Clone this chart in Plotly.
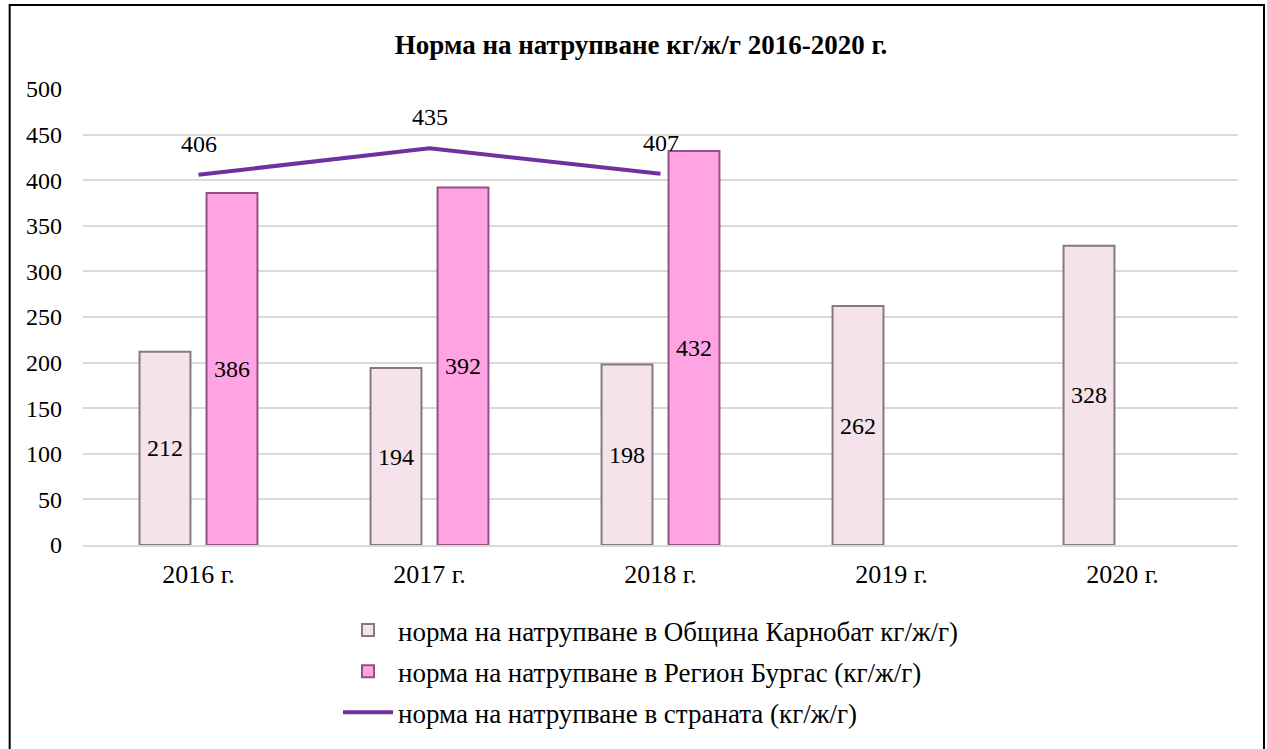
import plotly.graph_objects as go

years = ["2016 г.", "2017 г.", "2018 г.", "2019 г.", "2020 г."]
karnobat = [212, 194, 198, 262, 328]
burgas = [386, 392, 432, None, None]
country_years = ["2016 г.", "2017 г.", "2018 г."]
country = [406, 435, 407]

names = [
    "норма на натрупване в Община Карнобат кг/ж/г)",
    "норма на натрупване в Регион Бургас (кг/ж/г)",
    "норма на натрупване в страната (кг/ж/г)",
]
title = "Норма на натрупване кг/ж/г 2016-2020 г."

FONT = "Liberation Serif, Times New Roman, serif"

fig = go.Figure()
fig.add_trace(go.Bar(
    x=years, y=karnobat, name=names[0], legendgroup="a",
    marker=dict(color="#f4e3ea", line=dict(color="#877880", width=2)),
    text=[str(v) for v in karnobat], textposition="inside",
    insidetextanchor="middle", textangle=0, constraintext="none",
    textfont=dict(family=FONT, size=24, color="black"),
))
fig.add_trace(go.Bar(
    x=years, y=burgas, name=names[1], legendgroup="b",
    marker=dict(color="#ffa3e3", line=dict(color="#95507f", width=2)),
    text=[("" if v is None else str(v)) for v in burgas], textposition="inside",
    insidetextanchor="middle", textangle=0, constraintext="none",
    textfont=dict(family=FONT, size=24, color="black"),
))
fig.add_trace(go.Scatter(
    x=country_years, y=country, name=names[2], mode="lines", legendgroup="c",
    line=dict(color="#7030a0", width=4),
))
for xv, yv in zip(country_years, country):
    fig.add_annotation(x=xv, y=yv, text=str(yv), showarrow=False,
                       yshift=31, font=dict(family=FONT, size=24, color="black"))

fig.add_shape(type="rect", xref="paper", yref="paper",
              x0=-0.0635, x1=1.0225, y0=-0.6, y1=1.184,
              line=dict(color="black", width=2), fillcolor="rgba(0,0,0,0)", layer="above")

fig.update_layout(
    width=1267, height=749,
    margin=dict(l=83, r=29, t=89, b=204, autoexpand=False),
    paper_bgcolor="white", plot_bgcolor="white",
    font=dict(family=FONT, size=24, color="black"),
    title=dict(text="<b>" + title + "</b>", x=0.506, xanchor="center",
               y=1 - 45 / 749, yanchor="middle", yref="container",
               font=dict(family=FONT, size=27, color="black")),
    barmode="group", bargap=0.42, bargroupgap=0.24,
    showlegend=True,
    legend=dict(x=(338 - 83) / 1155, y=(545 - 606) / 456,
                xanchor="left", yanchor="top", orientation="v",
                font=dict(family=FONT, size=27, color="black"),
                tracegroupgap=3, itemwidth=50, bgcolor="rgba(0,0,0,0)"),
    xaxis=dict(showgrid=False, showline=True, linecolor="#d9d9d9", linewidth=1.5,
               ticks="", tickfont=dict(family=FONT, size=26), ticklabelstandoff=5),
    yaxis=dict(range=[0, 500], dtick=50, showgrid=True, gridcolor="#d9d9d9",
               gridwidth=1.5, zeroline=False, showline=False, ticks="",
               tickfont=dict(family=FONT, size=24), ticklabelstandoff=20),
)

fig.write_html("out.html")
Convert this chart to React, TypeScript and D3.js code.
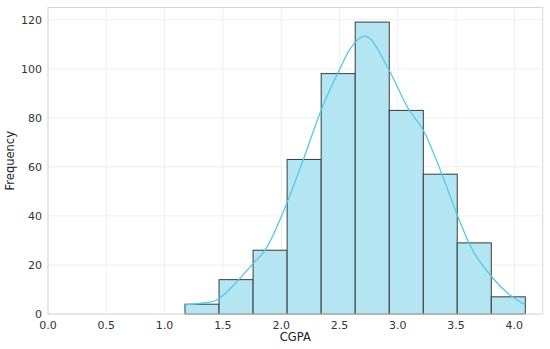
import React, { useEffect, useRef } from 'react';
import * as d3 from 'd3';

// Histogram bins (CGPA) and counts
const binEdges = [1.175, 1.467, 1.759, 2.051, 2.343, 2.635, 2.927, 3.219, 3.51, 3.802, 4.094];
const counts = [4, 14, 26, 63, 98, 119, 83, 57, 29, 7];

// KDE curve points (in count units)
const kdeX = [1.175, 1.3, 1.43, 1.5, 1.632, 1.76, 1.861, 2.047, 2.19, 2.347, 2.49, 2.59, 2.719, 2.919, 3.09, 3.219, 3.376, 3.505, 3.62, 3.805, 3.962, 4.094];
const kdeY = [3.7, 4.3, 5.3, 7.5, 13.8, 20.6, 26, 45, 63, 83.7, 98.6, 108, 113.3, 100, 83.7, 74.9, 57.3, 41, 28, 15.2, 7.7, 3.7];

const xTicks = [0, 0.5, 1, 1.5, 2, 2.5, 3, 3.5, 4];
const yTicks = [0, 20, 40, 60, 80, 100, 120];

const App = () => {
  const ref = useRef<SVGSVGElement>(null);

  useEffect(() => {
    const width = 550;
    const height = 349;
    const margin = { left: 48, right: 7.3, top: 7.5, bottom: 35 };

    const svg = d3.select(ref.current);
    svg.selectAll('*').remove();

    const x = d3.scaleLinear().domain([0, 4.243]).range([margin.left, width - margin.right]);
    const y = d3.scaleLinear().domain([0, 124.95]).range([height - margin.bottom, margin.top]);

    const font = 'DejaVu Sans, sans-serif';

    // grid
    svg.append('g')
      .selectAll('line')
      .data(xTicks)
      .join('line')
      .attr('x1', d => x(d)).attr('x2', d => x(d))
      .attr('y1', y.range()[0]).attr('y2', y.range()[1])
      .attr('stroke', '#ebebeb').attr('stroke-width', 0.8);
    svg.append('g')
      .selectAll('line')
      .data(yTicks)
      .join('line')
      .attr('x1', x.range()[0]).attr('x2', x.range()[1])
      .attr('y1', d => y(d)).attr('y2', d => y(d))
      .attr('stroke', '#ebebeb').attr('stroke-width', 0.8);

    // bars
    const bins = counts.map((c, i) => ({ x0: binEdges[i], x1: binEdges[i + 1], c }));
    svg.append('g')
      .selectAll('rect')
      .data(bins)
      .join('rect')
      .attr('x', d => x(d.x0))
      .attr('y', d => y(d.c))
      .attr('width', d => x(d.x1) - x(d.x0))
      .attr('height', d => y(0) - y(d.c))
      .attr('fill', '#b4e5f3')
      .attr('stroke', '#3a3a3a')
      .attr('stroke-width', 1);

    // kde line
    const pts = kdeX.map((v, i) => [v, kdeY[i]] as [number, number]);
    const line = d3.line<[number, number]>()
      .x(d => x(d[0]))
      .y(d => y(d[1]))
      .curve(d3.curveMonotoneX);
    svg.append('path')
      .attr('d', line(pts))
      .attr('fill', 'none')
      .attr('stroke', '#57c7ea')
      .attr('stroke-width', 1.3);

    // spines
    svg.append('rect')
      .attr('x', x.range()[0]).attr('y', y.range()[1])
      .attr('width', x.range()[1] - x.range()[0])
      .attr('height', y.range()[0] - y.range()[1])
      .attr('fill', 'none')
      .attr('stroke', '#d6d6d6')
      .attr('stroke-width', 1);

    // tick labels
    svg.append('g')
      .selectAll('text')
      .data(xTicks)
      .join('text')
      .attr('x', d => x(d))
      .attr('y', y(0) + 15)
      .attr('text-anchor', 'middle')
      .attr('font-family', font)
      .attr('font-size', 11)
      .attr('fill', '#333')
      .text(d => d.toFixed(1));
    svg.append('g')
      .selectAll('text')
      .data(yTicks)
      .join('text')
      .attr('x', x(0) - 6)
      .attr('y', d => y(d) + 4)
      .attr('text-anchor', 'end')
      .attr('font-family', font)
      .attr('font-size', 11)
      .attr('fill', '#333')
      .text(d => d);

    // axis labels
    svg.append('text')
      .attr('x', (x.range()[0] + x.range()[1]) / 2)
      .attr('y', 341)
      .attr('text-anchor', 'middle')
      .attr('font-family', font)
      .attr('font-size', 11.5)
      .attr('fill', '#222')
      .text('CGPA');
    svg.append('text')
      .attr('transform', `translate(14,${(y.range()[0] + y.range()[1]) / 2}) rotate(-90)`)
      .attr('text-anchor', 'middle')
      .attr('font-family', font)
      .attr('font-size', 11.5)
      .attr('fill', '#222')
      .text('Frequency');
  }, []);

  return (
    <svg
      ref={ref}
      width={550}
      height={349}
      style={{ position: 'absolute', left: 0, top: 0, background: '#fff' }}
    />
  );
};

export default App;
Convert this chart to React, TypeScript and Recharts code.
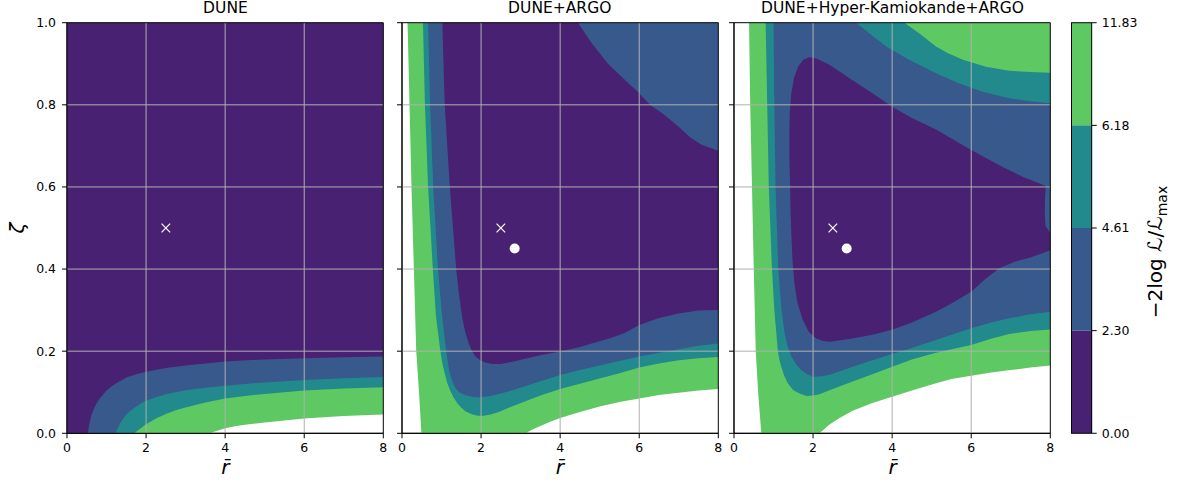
◇ ◇ ◇
# PROBLEM TO WORK ON:
The required output is the exact run of lines from the start of the records through the line containing "country = [406, 435, 407]", both ends included, with no pictures.

# ANSWER TO THE EXERCISE:
Clone this chart in Plotly.
import plotly.graph_objects as go

years = ["2016 г.", "2017 г.", "2018 г.", "2019 г.", "2020 г."]
karnobat = [212, 194, 198, 262, 328]
burgas = [386, 392, 432, None, None]
country_years = ["2016 г.", "2017 г.", "2018 г."]
country = [406, 435, 407]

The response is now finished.